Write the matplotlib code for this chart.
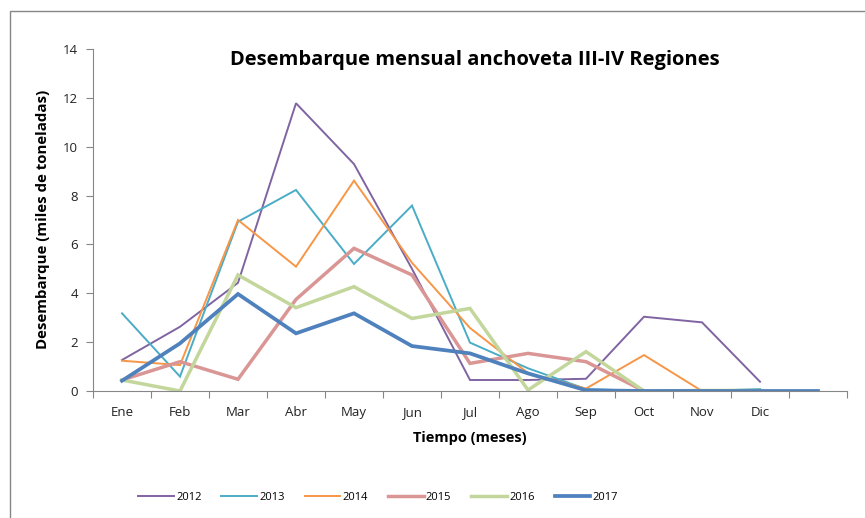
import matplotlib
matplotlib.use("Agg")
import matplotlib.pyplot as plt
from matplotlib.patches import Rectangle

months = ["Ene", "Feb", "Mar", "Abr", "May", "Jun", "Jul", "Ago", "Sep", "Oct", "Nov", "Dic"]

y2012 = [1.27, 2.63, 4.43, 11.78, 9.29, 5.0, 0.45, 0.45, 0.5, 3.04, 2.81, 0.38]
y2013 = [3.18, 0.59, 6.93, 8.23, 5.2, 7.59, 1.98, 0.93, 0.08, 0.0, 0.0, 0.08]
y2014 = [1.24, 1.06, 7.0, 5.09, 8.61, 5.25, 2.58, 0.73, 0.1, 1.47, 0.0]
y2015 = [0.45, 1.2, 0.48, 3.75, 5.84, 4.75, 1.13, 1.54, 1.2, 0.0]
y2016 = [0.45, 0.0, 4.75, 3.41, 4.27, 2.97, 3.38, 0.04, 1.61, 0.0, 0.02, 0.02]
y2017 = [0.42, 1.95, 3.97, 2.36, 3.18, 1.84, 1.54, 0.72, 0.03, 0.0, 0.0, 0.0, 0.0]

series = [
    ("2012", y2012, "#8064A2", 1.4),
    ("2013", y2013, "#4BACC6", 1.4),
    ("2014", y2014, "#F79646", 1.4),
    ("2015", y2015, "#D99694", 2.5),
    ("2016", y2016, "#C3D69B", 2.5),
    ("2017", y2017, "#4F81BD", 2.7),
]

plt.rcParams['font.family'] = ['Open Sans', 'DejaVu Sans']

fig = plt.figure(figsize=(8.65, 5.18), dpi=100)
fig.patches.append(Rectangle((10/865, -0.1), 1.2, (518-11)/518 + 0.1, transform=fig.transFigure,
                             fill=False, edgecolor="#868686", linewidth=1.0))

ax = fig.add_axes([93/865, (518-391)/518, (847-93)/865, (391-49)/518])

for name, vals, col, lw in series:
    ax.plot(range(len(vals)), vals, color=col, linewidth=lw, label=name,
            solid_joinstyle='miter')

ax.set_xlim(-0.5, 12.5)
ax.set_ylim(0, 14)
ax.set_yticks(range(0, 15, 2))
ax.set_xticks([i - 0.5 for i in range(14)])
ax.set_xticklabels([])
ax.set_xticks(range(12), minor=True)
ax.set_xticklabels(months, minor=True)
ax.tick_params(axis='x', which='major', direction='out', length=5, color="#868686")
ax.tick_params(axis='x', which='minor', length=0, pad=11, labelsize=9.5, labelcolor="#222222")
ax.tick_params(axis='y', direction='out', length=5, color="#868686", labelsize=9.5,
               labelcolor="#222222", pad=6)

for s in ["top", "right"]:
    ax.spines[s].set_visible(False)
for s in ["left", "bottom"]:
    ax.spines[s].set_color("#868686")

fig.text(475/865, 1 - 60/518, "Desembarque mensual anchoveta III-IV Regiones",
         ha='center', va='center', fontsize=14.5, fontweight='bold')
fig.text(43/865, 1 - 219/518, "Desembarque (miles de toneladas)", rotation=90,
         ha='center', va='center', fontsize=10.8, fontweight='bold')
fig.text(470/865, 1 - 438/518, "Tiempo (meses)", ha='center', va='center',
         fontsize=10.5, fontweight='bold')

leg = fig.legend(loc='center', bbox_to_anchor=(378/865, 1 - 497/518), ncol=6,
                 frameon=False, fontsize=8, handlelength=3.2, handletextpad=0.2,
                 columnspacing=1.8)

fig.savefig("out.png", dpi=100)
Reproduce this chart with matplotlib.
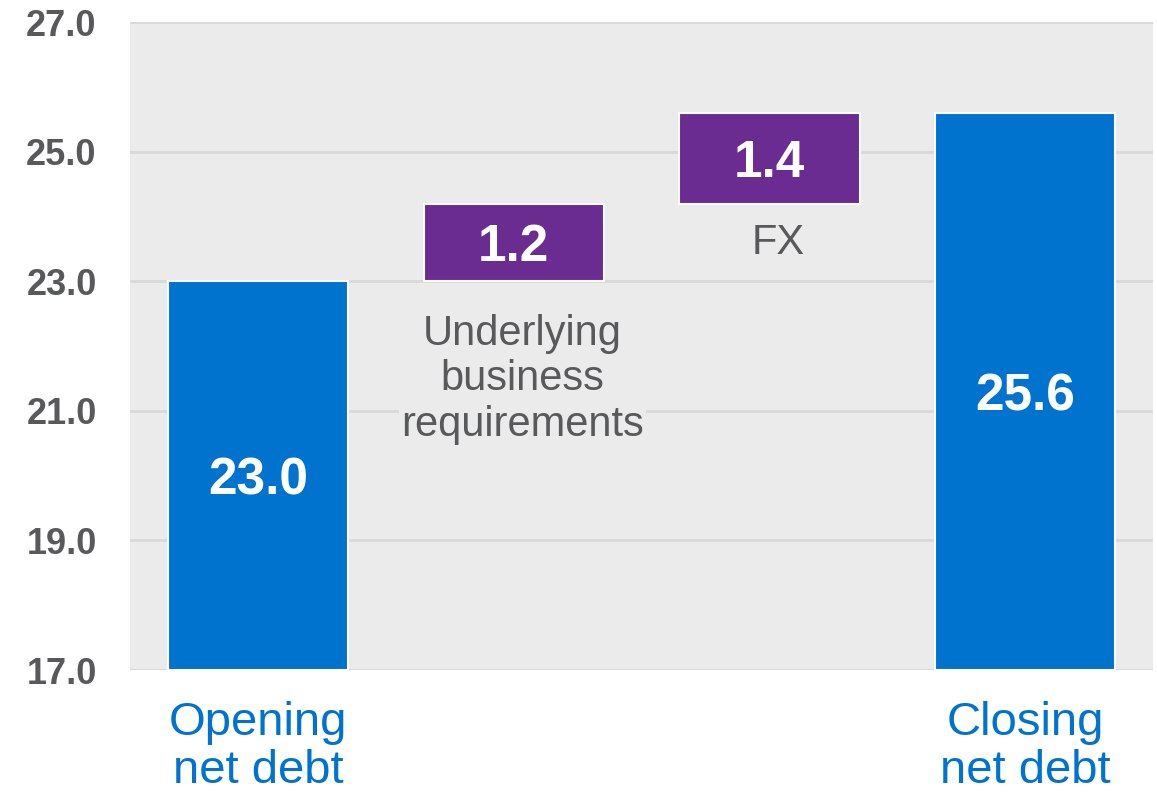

- - - - - - -

> **TASK DIRECTIONS**
Generate a word-for-word copy of the preceding records, excluding all pictures.

> **EXERCISE SOLUTION**
Write the matplotlib code for this chart.
import matplotlib
matplotlib.use("Agg")
import matplotlib.pyplot as plt
from matplotlib.patches import Rectangle

months = ["Ene", "Feb", "Mar", "Abr", "May", "Jun", "Jul", "Ago", "Sep", "Oct", "Nov", "Dic"]

y2012 = [1.27, 2.63, 4.43, 11.78, 9.29, 5.0, 0.45, 0.45, 0.5, 3.04, 2.81, 0.38]
y2013 = [3.18, 0.59, 6.93, 8.23, 5.2, 7.59, 1.98, 0.93, 0.08, 0.0, 0.0, 0.08]
y2014 = [1.24, 1.06, 7.0, 5.09, 8.61, 5.25, 2.58, 0.73, 0.1, 1.47, 0.0]
y2015 = [0.45, 1.2, 0.48, 3.75, 5.84, 4.75, 1.13, 1.54, 1.2, 0.0]
y2016 = [0.45, 0.0, 4.75, 3.41, 4.27, 2.97, 3.38, 0.04, 1.61, 0.0, 0.02, 0.02]
y2017 = [0.42, 1.95, 3.97, 2.36, 3.18, 1.84, 1.54, 0.72, 0.03, 0.0, 0.0, 0.0, 0.0]

series = [
    ("2012", y2012, "#8064A2", 1.4),
    ("2013", y2013, "#4BACC6", 1.4),
    ("2014", y2014, "#F79646", 1.4),
    ("2015", y2015, "#D99694", 2.5),
    ("2016", y2016, "#C3D69B", 2.5),
    ("2017", y2017, "#4F81BD", 2.7),
]

plt.rcParams['font.family'] = ['Open Sans', 'DejaVu Sans']

fig = plt.figure(figsize=(8.65, 5.18), dpi=100)
fig.patches.append(Rectangle((10/865, -0.1), 1.2, (518-11)/518 + 0.1, transform=fig.transFigure,
                             fill=False, edgecolor="#868686", linewidth=1.0))

ax = fig.add_axes([93/865, (518-391)/518, (847-93)/865, (391-49)/518])

for name, vals, col, lw in series:
    ax.plot(range(len(vals)), vals, color=col, linewidth=lw, label=name,
            solid_joinstyle='miter')

ax.set_xlim(-0.5, 12.5)
ax.set_ylim(0, 14)
ax.set_yticks(range(0, 15, 2))
ax.set_xticks([i - 0.5 for i in range(14)])
ax.set_xticklabels([])
ax.set_xticks(range(12), minor=True)
ax.set_xticklabels(months, minor=True)
ax.tick_params(axis='x', which='major', direction='out', length=5, color="#868686")
ax.tick_params(axis='x', which='minor', length=0, pad=11, labelsize=9.5, labelcolor="#222222")
ax.tick_params(axis='y', direction='out', length=5, color="#868686", labelsize=9.5,
               labelcolor="#222222", pad=6)

for s in ["top", "right"]:
    ax.spines[s].set_visible(False)
for s in ["left", "bottom"]:
    ax.spines[s].set_color("#868686")

fig.text(475/865, 1 - 60/518, "Desembarque mensual anchoveta III-IV Regiones",
         ha='center', va='center', fontsize=14.5, fontweight='bold')
fig.text(43/865, 1 - 219/518, "Desembarque (miles de toneladas)", rotation=90,
         ha='center', va='center', fontsize=10.8, fontweight='bold')
fig.text(470/865, 1 - 438/518, "Tiempo (meses)", ha='center', va='center',
         fontsize=10.5, fontweight='bold')

leg = fig.legend(loc='center', bbox_to_anchor=(378/865, 1 - 497/518), ncol=6,
                 frameon=False, fontsize=8, handlelength=3.2, handletextpad=0.2,
                 columnspacing=1.8)

fig.savefig("out.png", dpi=100)
Reproduce this chart with matplotlib.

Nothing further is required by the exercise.